• Prompt: Set down, exactly as written, the lines from the top of the data to the line that holds "4.34, 4.33, 4.43];", and omit the pictures.

• Material provided:
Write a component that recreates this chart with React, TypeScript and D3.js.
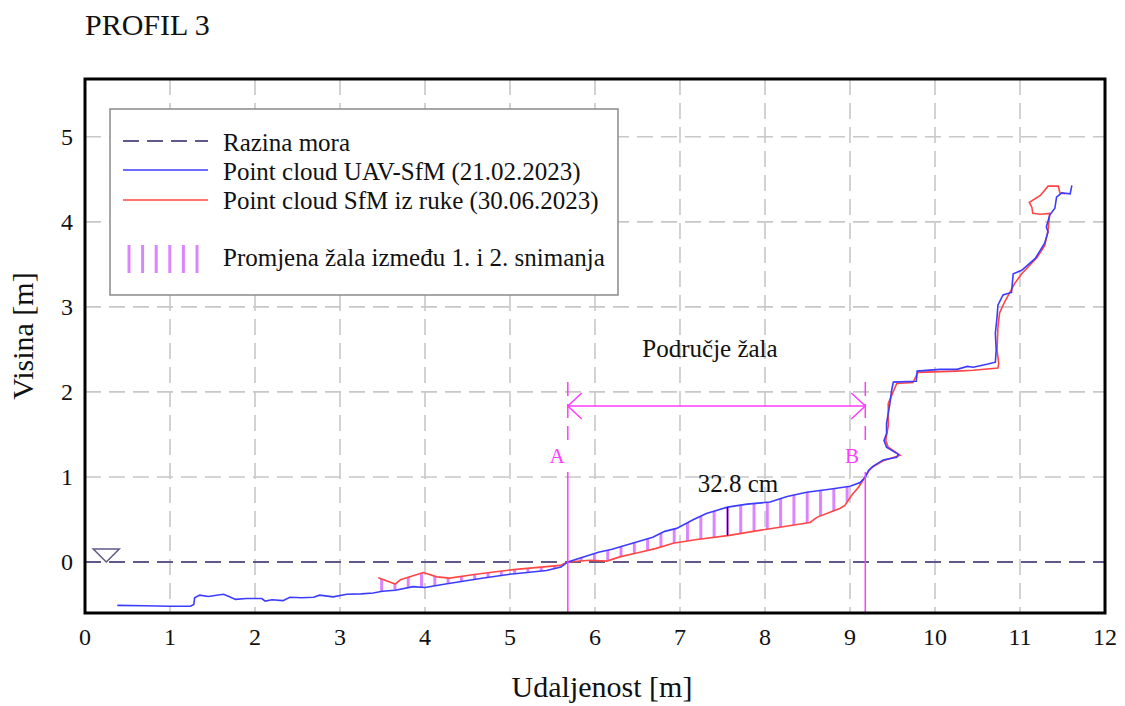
import React from 'react';
import * as d3 from 'd3';

const titleText = 'PROFIL 3';
const xLabel = 'Udaljenost [m]';
const yLabel = 'Visina [m]';
const xTicks = [0, 1, 2, 3, 4, 5, 6, 7, 8, 9, 10, 11, 12];
const yTicks = [0, 1, 2, 3, 4, 5];

// Point cloud UAV-SfM (21.02.2023)
const blueX = [0.38, 0.7, 1.0, 1.24, 1.28, 1.29, 1.35, 1.45, 1.63, 1.7, 1.77, 1.9, 2.08, 2.12, 2.2, 2.33, 2.41, 2.55, 2.69, 2.76, 2.92, 3.08, 3.25, 3.39, 3.5, 3.65, 3.86, 4.0, 4.26, 4.65, 5.0, 5.43, 5.6, 5.68, 6.04, 6.2, 6.49, 6.68, 6.82, 6.96, 7.16, 7.31, 7.56, 7.79, 8.06, 8.26, 8.49, 8.76, 9.0, 9.12, 9.18, 9.22, 9.27, 9.39, 9.55, 9.57, 9.43, 9.4, 9.43, 9.43, 9.47, 9.49, 9.51, 9.78, 9.79, 10.06, 10.26, 10.38, 10.45, 10.61, 10.71, 10.72, 10.71, 10.73, 10.74, 10.8, 10.9, 10.92, 11.02, 11.18, 11.29, 11.33, 11.31, 11.35, 11.41, 11.43, 11.49, 11.59, 11.61];
const blueY = [-0.51, -0.515, -0.52, -0.52, -0.5, -0.42, -0.39, -0.405, -0.38, -0.41, -0.44, -0.43, -0.43, -0.46, -0.445, -0.455, -0.415, -0.42, -0.415, -0.39, -0.41, -0.38, -0.375, -0.365, -0.345, -0.333, -0.29, -0.3, -0.255, -0.195, -0.145, -0.1, -0.06, 0, 0.115, 0.15, 0.235, 0.29, 0.36, 0.395, 0.5, 0.57, 0.645, 0.68, 0.705, 0.77, 0.82, 0.855, 0.89, 0.935, 1.0, 1.08, 1.125, 1.2, 1.23, 1.265, 1.35, 1.43, 1.51, 1.63, 1.865, 2.02, 2.115, 2.125, 2.245, 2.265, 2.265, 2.3, 2.29, 2.325, 2.35, 2.49, 2.69, 2.88, 3.02, 3.14, 3.17, 3.39, 3.43, 3.57, 3.75, 3.88, 3.94, 4.08, 4.16, 4.29, 4.34, 4.33, 4.43];

// Point cloud SfM iz ruke (30.06.2023)
const redX = [3.45, 3.65, 3.71, 3.98, 4.14, 4.29, 4.6, 5.04, 5.59, 5.68, 5.94, 6.14, 6.29, 6.53, 6.72, 6.92, 7.2, 7.56, 8.02, 8.53, 8.61, 8.88, 8.94, 9.02, 9.1, 9.16, 9.22, 9.27, 9.39, 9.59, 9.45, 9.42, 9.45, 9.45, 9.55, 9.74, 9.8, 10.26, 10.45, 10.74, 10.75, 10.73, 10.74, 10.76, 10.82, 10.94, 11.02, 11.2, 11.29, 11.33, 11.35, 11.24, 11.15, 11.14, 11.11, 11.24, 11.33, 11.45, 11.47, 11.53];
const redY = [-0.185, -0.26, -0.21, -0.125, -0.175, -0.19, -0.145, -0.09, -0.04, 0, 0.02, 0.01, 0.06, 0.115, 0.16, 0.22, 0.265, 0.31, 0.385, 0.465, 0.525, 0.63, 0.665, 0.785, 0.88, 0.97, 1.07, 1.12, 1.19, 1.255, 1.35, 1.43, 1.6, 1.865, 2.1, 2.11, 2.23, 2.245, 2.255, 2.28, 2.335, 2.49, 2.76, 2.93, 3.06, 3.28, 3.39, 3.58, 3.72, 3.9, 4.1, 4.09, 4.1, 4.17, 4.23, 4.31, 4.42, 4.42, 4.34, 4.33];

const seaLevel = 0;
const seaMarkX = 0.25;
const sectionA = 5.68;
const sectionB = 9.18;
const changeStart = 3.45;
const markX = 7.56;
const beachLabel = 'Područje žala';
const diffLabel = '32.8 cm';
const legendLabels = [
  'Razina mora',
  'Point cloud UAV-SfM (21.02.2023)',
  'Point cloud SfM iz ruke (30.06.2023)',
  'Promjena žala između 1. i 2. snimanja',
];

const BLUE = '#3c3cff';
const RED = '#ff4646';
const MAG = '#ff3cff';
const HATCH = '#d985ff';
const SEA = '#5f5888';
const GRID = '#c8c8c8';
const FONT = '"Liberation Serif", "Times New Roman", serif';

function interp(xs: number[], ys: number[], v: number): number {
  for (let i = 0; i < xs.length - 1; i++) {
    if (xs[i] <= v && xs[i + 1] >= v) {
      const t = (v - xs[i]) / (xs[i + 1] - xs[i] || 1);
      return ys[i] + t * (ys[i + 1] - ys[i]);
    }
  }
  return ys[ys.length - 1];
}

export default function App() {
  const W = 1125, H = 706;
  const L = 85, R = 1105, T = 79, B = 613;
  const x = d3.scaleLinear().domain([0, 12]).range([L, R]);
  const y = d3.scaleLinear().domain([-0.6, 5.68]).range([B, T]);

  const blue: [number, number][] = blueX.map((v, i) => [v, blueY[i]]);
  const red: [number, number][] = redX.map((v, i) => [v, redY[i]]);
  const line = d3.line<[number, number]>().x(d => x(d[0])).y(d => y(d[1]));

  // hatch polygon between the two profiles in the change zone
  const bEnd = blueX.indexOf(sectionB);
  const blueSeg = blue.slice(0, bEnd + 1).filter(d => d[0] >= changeStart);
  const rEnd = redX.findIndex(v => v > sectionB) - 1;
  const redSeg = red.slice(0, rEnd + 1);
  const poly: [number, number][] = [
    [changeStart, interp(blueX.slice(0, bEnd + 1), blueY.slice(0, bEnd + 1), changeStart)],
    ...redSeg,
    ...blueSeg.slice().reverse(),
  ];
  const polyPath = line(poly) + 'Z';

  const mBlue = interp(blueX.slice(0, bEnd + 1), blueY.slice(0, bEnd + 1), markX);
  const mRed = interp(redX.slice(0, rEnd + 1), redY.slice(0, rEnd + 1), markX);

  const xA = x(sectionA), xB = x(sectionB);
  const arrowY = 406;
  const hatchStep = 13.3;

  return (
    <svg width={W} height={H} style={{ position: 'absolute', left: 0, top: 0, background: '#fff' }} fontFamily={FONT}>
      <defs>
        <clipPath id="plot">
          <rect x={L} y={T} width={R - L} height={B - T} />
        </clipPath>
        <pattern id="hatch" patternUnits="userSpaceOnUse" x={x(3.49) - 1.5} y={0} width={hatchStep} height={H}>
          <rect x={0} y={0} width={3} height={H} fill={HATCH} />
        </pattern>
      </defs>
      <rect x={0} y={0} width={W} height={H} fill="#fff" />
      <text x={85} y={35} fontSize={30} fill="#111">{titleText}</text>

      {/* grid */}
      <g clipPath="url(#plot)" stroke={GRID} strokeWidth={1.6} strokeDasharray="16,8">
        {xTicks.filter(t => t > 0 && t < 12).map(t => (
          <line key={'gx' + t} x1={x(t)} x2={x(t)} y1={T} y2={B} />
        ))}
        {yTicks.filter(t => t > 0).map(t => (
          <line key={'gy' + t} x1={L} x2={R} y1={y(t)} y2={y(t)} />
        ))}
      </g>

      {/* sea level */}
      <line x1={L} x2={R} y1={y(seaLevel)} y2={y(seaLevel)} stroke={SEA} strokeWidth={2} strokeDasharray="16,8" />
      <path d={`M${x(seaMarkX) - 13},${y(seaLevel) - 13} L${x(seaMarkX) + 13},${y(seaLevel) - 13} L${x(seaMarkX)},${y(seaLevel)} Z`} fill="none" stroke={SEA} strokeWidth={1.5} />

      {/* change hatch */}
      <path d={polyPath} fill="url(#hatch)" stroke="none" clipPath="url(#plot)" />

      {/* profiles */}
      <g clipPath="url(#plot)" fill="none">
        <path d={line(red) || ''} stroke={RED} strokeWidth={1.6} />
        <path d={line(blue) || ''} stroke={BLUE} strokeWidth={1.6} />
      </g>

      {/* measurement */}
      <line x1={x(markX)} x2={x(markX)} y1={y(mBlue)} y2={y(mRed)} stroke="#111" strokeWidth={1.2} />
      <text x={738} y={492} fontSize={25} textAnchor="middle" fill="#111">{diffLabel}</text>

      {/* sections A and B */}
      {[xA, xB].map((xx, i) => (
        <g key={'sec' + i} stroke={MAG} strokeWidth={1.5}>
          <line x1={xx} x2={xx} y1={382} y2={444} strokeDasharray="14,8" />
          <line x1={xx} x2={xx} y1={472} y2={B} />
        </g>
      ))}
      <text x={557} y={463} fontSize={21} textAnchor="middle" fill={MAG}>A</text>
      <text x={852} y={463} fontSize={21} textAnchor="middle" fill={MAG}>B</text>
      <g stroke={MAG} strokeWidth={1.5} fill="none">
        <line x1={xA} x2={xB} y1={arrowY} y2={arrowY} />
        <path d={`M${xA + 14},${arrowY - 13} L${xA},${arrowY} L${xA + 14},${arrowY + 13}`} />
        <path d={`M${xB - 14},${arrowY - 13} L${xB},${arrowY} L${xB - 14},${arrowY + 13}`} />
      </g>
      <text x={710} y={357} fontSize={25} textAnchor="middle" fill="#111">{beachLabel}</text>

      {/* frame */}
      <rect x={L} y={T} width={R - L} height={B - T} fill="none" stroke="#000" strokeWidth={3} />

      {/* tick labels */}
      {xTicks.map(t => (
        <text key={'tx' + t} x={x(t)} y={645} fontSize={24} textAnchor="middle" fill="#111">{t}</text>
      ))}
      {yTicks.map(t => (
        <text key={'ty' + t} x={73} y={y(t) + 8} fontSize={24} textAnchor="end" fill="#111">{t}</text>
      ))}

      {/* axis titles */}
      <text x={602} y={697} fontSize={30} textAnchor="middle" fill="#111">{xLabel}</text>
      <text transform={`translate(33,336) rotate(-90)`} fontSize={30} textAnchor="middle" fill="#111">{yLabel}</text>

      {/* legend */}
      <g>
        <rect x={110} y={109} width={508} height={186} fill="#fff" stroke="#8a8a8a" strokeWidth={1.5} />
        <line x1={123} x2={208} y1={141} y2={141} stroke={SEA} strokeWidth={2} strokeDasharray="16,8" />
        <line x1={123} x2={208} y1={170} y2={170} stroke={BLUE} strokeWidth={1.6} />
        <line x1={123} x2={208} y1={200} y2={200} stroke={RED} strokeWidth={1.6} />
        {[0, 1, 2, 3, 4, 5].map(k => (
          <line key={'lh' + k} x1={129 + k * 13.6} x2={129 + k * 13.6} y1={245} y2={273} stroke={HATCH} strokeWidth={3} />
        ))}
        <text x={223} y={151} fontSize={25} fill="#111">{legendLabels[0]}</text>
        <text x={223} y={180} fontSize={25} fill="#111">{legendLabels[1]}</text>
        <text x={223} y={209} fontSize={25} fill="#111">{legendLabels[2]}</text>
        <text x={223} y={266} fontSize={25} fill="#111">{legendLabels[3]}</text>
      </g>
    </svg>
  );
}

• Solution to this problem:
Write a component that recreates this chart with React, TypeScript and D3.js.
import React from 'react';
import * as d3 from 'd3';

const titleText = 'PROFIL 3';
const xLabel = 'Udaljenost [m]';
const yLabel = 'Visina [m]';
const xTicks = [0, 1, 2, 3, 4, 5, 6, 7, 8, 9, 10, 11, 12];
const yTicks = [0, 1, 2, 3, 4, 5];

// Point cloud UAV-SfM (21.02.2023)
const blueX = [0.38, 0.7, 1.0, 1.24, 1.28, 1.29, 1.35, 1.45, 1.63, 1.7, 1.77, 1.9, 2.08, 2.12, 2.2, 2.33, 2.41, 2.55, 2.69, 2.76, 2.92, 3.08, 3.25, 3.39, 3.5, 3.65, 3.86, 4.0, 4.26, 4.65, 5.0, 5.43, 5.6, 5.68, 6.04, 6.2, 6.49, 6.68, 6.82, 6.96, 7.16, 7.31, 7.56, 7.79, 8.06, 8.26, 8.49, 8.76, 9.0, 9.12, 9.18, 9.22, 9.27, 9.39, 9.55, 9.57, 9.43, 9.4, 9.43, 9.43, 9.47, 9.49, 9.51, 9.78, 9.79, 10.06, 10.26, 10.38, 10.45, 10.61, 10.71, 10.72, 10.71, 10.73, 10.74, 10.8, 10.9, 10.92, 11.02, 11.18, 11.29, 11.33, 11.31, 11.35, 11.41, 11.43, 11.49, 11.59, 11.61];
const blueY = [-0.51, -0.515, -0.52, -0.52, -0.5, -0.42, -0.39, -0.405, -0.38, -0.41, -0.44, -0.43, -0.43, -0.46, -0.445, -0.455, -0.415, -0.42, -0.415, -0.39, -0.41, -0.38, -0.375, -0.365, -0.345, -0.333, -0.29, -0.3, -0.255, -0.195, -0.145, -0.1, -0.06, 0, 0.115, 0.15, 0.235, 0.29, 0.36, 0.395, 0.5, 0.57, 0.645, 0.68, 0.705, 0.77, 0.82, 0.855, 0.89, 0.935, 1.0, 1.08, 1.125, 1.2, 1.23, 1.265, 1.35, 1.43, 1.51, 1.63, 1.865, 2.02, 2.115, 2.125, 2.245, 2.265, 2.265, 2.3, 2.29, 2.325, 2.35, 2.49, 2.69, 2.88, 3.02, 3.14, 3.17, 3.39, 3.43, 3.57, 3.75, 3.88, 3.94, 4.08, 4.16, 4.29, 4.34, 4.33, 4.43];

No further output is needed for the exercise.